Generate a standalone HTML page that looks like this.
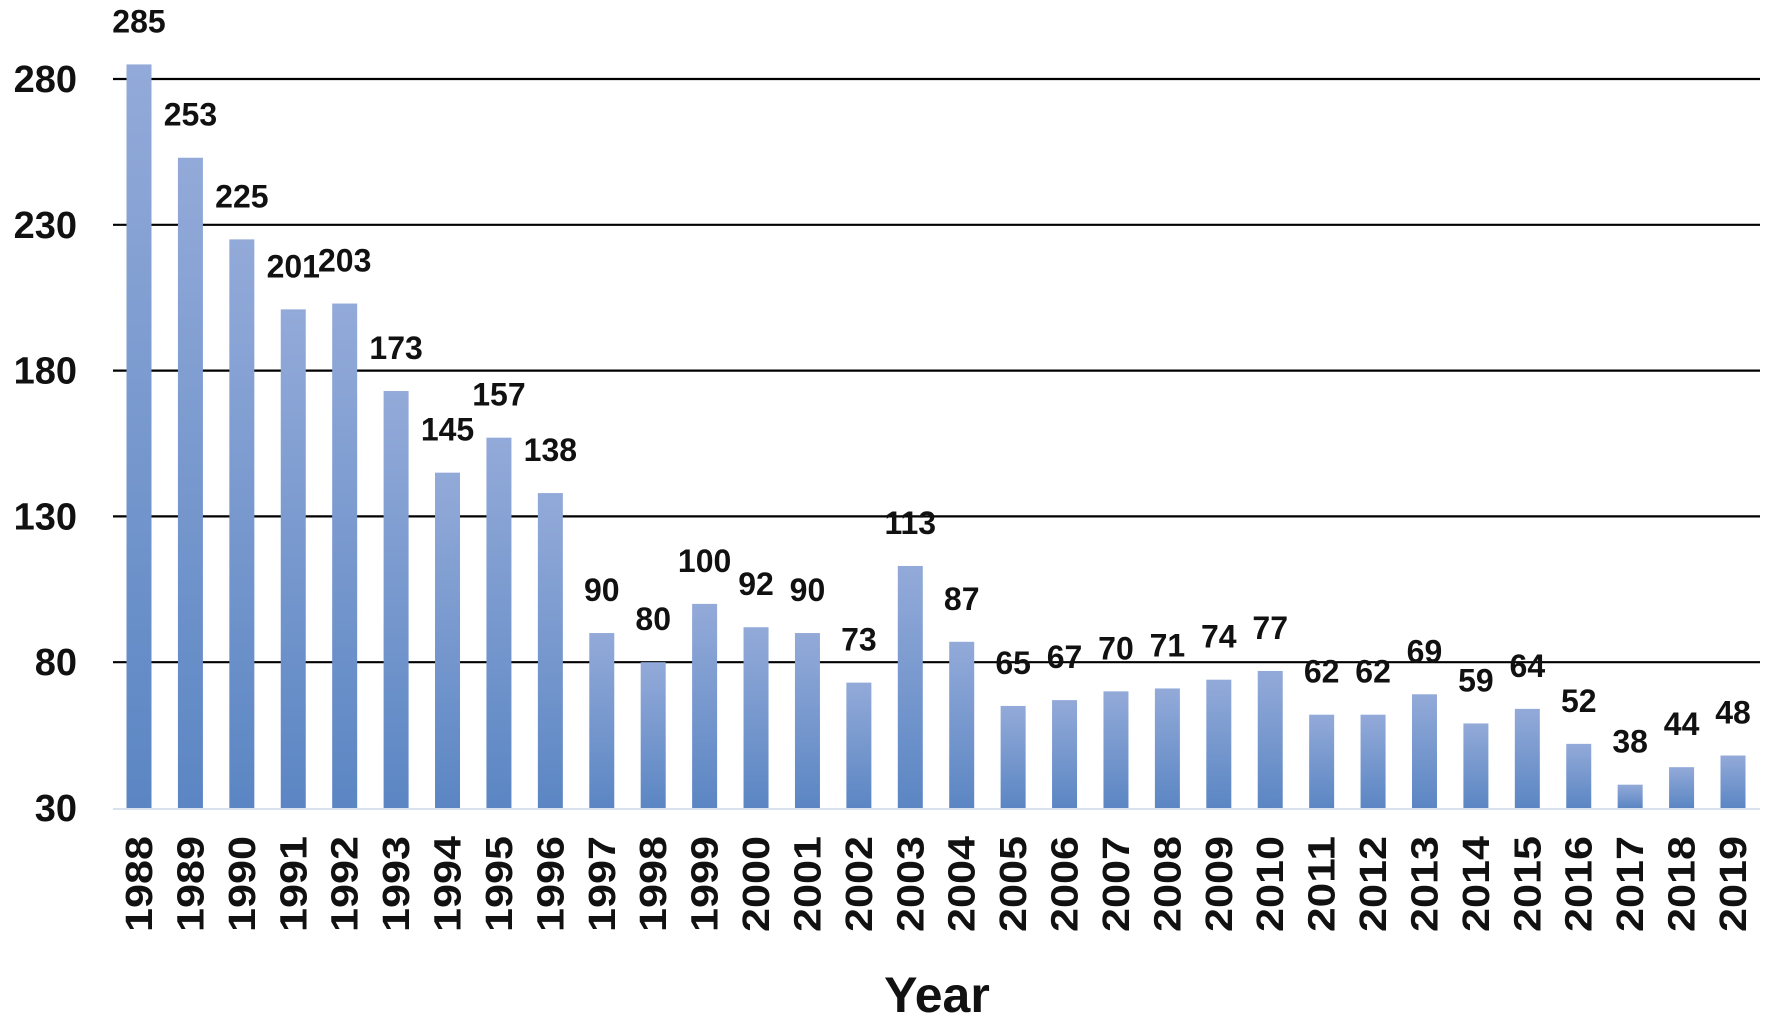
<!DOCTYPE html>
<html><head><meta charset="utf-8"><style>
html,body{margin:0;padding:0;background:#fff;}
svg{display:block;font-family:"Liberation Sans",sans-serif;}
</style></head><body>
<svg id="chart" width="1765" height="1023" viewBox="0 0 1765 1023">
<defs><linearGradient id="g" x1="0" y1="0" x2="0" y2="1"><stop offset="0" stop-color="#93aad9"/><stop offset="1" stop-color="#5b86c3"/></linearGradient></defs>
<g id="grid"></g><g id="bars"></g><g id="labels"></g>
<text x="937" y="1012" font-size="50" font-weight="bold" text-anchor="middle" fill="#111">Year</text>
</svg>
<script>
const years=[1988,1989,1990,1991,1992,1993,1994,1995,1996,1997,1998,1999,2000,2001,2002,2003,2004,2005,2006,2007,2008,2009,2010,2011,2012,2013,2014,2015,2016,2017,2018,2019];
const values=[285,253,225,201,203,173,145,157,138,90,80,100,92,90,73,113,87,65,67,70,71,74,77,62,62,69,59,64,52,38,44,48];
const ticks=[30,80,130,180,230,280];
const NS="http://www.w3.org/2000/svg";
const y=v=>808-(v-30)*(808-79)/250;
const x=i=>139+i*(1733-139)/31;
const grid=document.getElementById('grid'),bars=document.getElementById('bars'),labels=document.getElementById('labels');
function mk(tag,attrs,parent,txt){const e=document.createElementNS(NS,tag);for(const k in attrs)e.setAttribute(k,attrs[k]);if(txt!==undefined)e.textContent=txt;parent.appendChild(e);return e;}
ticks.forEach(t=>{
  if(t>30){const l=mk('line',{x1:113,x2:1760,y1:y(t),y2:y(t),stroke:'#000','stroke-width':2.2},grid);
  
  }
  const tx=mk('text',{x:77,y:y(t)+13,'font-size':38,'font-weight':'bold','text-anchor':'end',fill:'#111'},grid,t);
  
  
});
const base=mk('line',{x1:113,x2:1760,y1:y(30)+1,y2:y(30)+1,stroke:'#d9e1ee','stroke-width':2},grid);


years.forEach((yr,i)=>{
  const v=values[i],cx=x(i);
  const r=mk('rect',{x:cx-12.5,y:y(v),width:25,height:y(30)-y(v),fill:'url(#g)'},bars);
  
  
  const vl=mk('text',{x:cx,y:y(v)-32,'font-size':32,'font-weight':'bold','text-anchor':'middle',fill:'#111'},labels,v);
  
  
  const tl=mk('text',{x:0,y:0,'font-size':38,'font-weight':'bold','text-anchor':'end',textLength:96,lengthAdjust:'spacingAndGlyphs',fill:'#111',transform:`translate(${cx+13},836) rotate(-90)`},labels,yr);
  
  
});
</script>
</body></html>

▶ Requirements:
Take the listing above and print it exactly, apart from the pictures.

▶ Expected answer:
Generate a standalone HTML page that looks like this.
<!DOCTYPE html>
<html><head><meta charset="utf-8"><style>
html,body{margin:0;padding:0;background:#fff;}
svg{display:block;font-family:"Liberation Sans",sans-serif;}
</style></head><body>
<svg id="chart" width="1765" height="1023" viewBox="0 0 1765 1023">
<defs><linearGradient id="g" x1="0" y1="0" x2="0" y2="1"><stop offset="0" stop-color="#93aad9"/><stop offset="1" stop-color="#5b86c3"/></linearGradient></defs>
<g id="grid"></g><g id="bars"></g><g id="labels"></g>
<text x="937" y="1012" font-size="50" font-weight="bold" text-anchor="middle" fill="#111">Year</text>
</svg>
<script>
const years=[1988,1989,1990,1991,1992,1993,1994,1995,1996,1997,1998,1999,2000,2001,2002,2003,2004,2005,2006,2007,2008,2009,2010,2011,2012,2013,2014,2015,2016,2017,2018,2019];
const values=[285,253,225,201,203,173,145,157,138,90,80,100,92,90,73,113,87,65,67,70,71,74,77,62,62,69,59,64,52,38,44,48];
const ticks=[30,80,130,180,230,280];
const NS="http://www.w3.org/2000/svg";
const y=v=>808-(v-30)*(808-79)/250;
const x=i=>139+i*(1733-139)/31;
const grid=document.getElementById('grid'),bars=document.getElementById('bars'),labels=document.getElementById('labels');
function mk(tag,attrs,parent,txt){const e=document.createElementNS(NS,tag);for(const k in attrs)e.setAttribute(k,attrs[k]);if(txt!==undefined)e.textContent=txt;parent.appendChild(e);return e;}
ticks.forEach(t=>{
  if(t>30){const l=mk('line',{x1:113,x2:1760,y1:y(t),y2:y(t),stroke:'#000','stroke-width':2.2},grid);
  
  }
  const tx=mk('text',{x:77,y:y(t)+13,'font-size':38,'font-weight':'bold','text-anchor':'end',fill:'#111'},grid,t);
  
  
});
const base=mk('line',{x1:113,x2:1760,y1:y(30)+1,y2:y(30)+1,stroke:'#d9e1ee','stroke-width':2},grid);


years.forEach((yr,i)=>{
  const v=values[i],cx=x(i);
  const r=mk('rect',{x:cx-12.5,y:y(v),width:25,height:y(30)-y(v),fill:'url(#g)'},bars);
  
  
  const vl=mk('text',{x:cx,y:y(v)-32,'font-size':32,'font-weight':'bold','text-anchor':'middle',fill:'#111'},labels,v);
  
  
  const tl=mk('text',{x:0,y:0,'font-size':38,'font-weight':'bold','text-anchor':'end',textLength:96,lengthAdjust:'spacingAndGlyphs',fill:'#111',transform:`translate(${cx+13},836) rotate(-90)`},labels,yr);
  
  
});
</script>
</body></html>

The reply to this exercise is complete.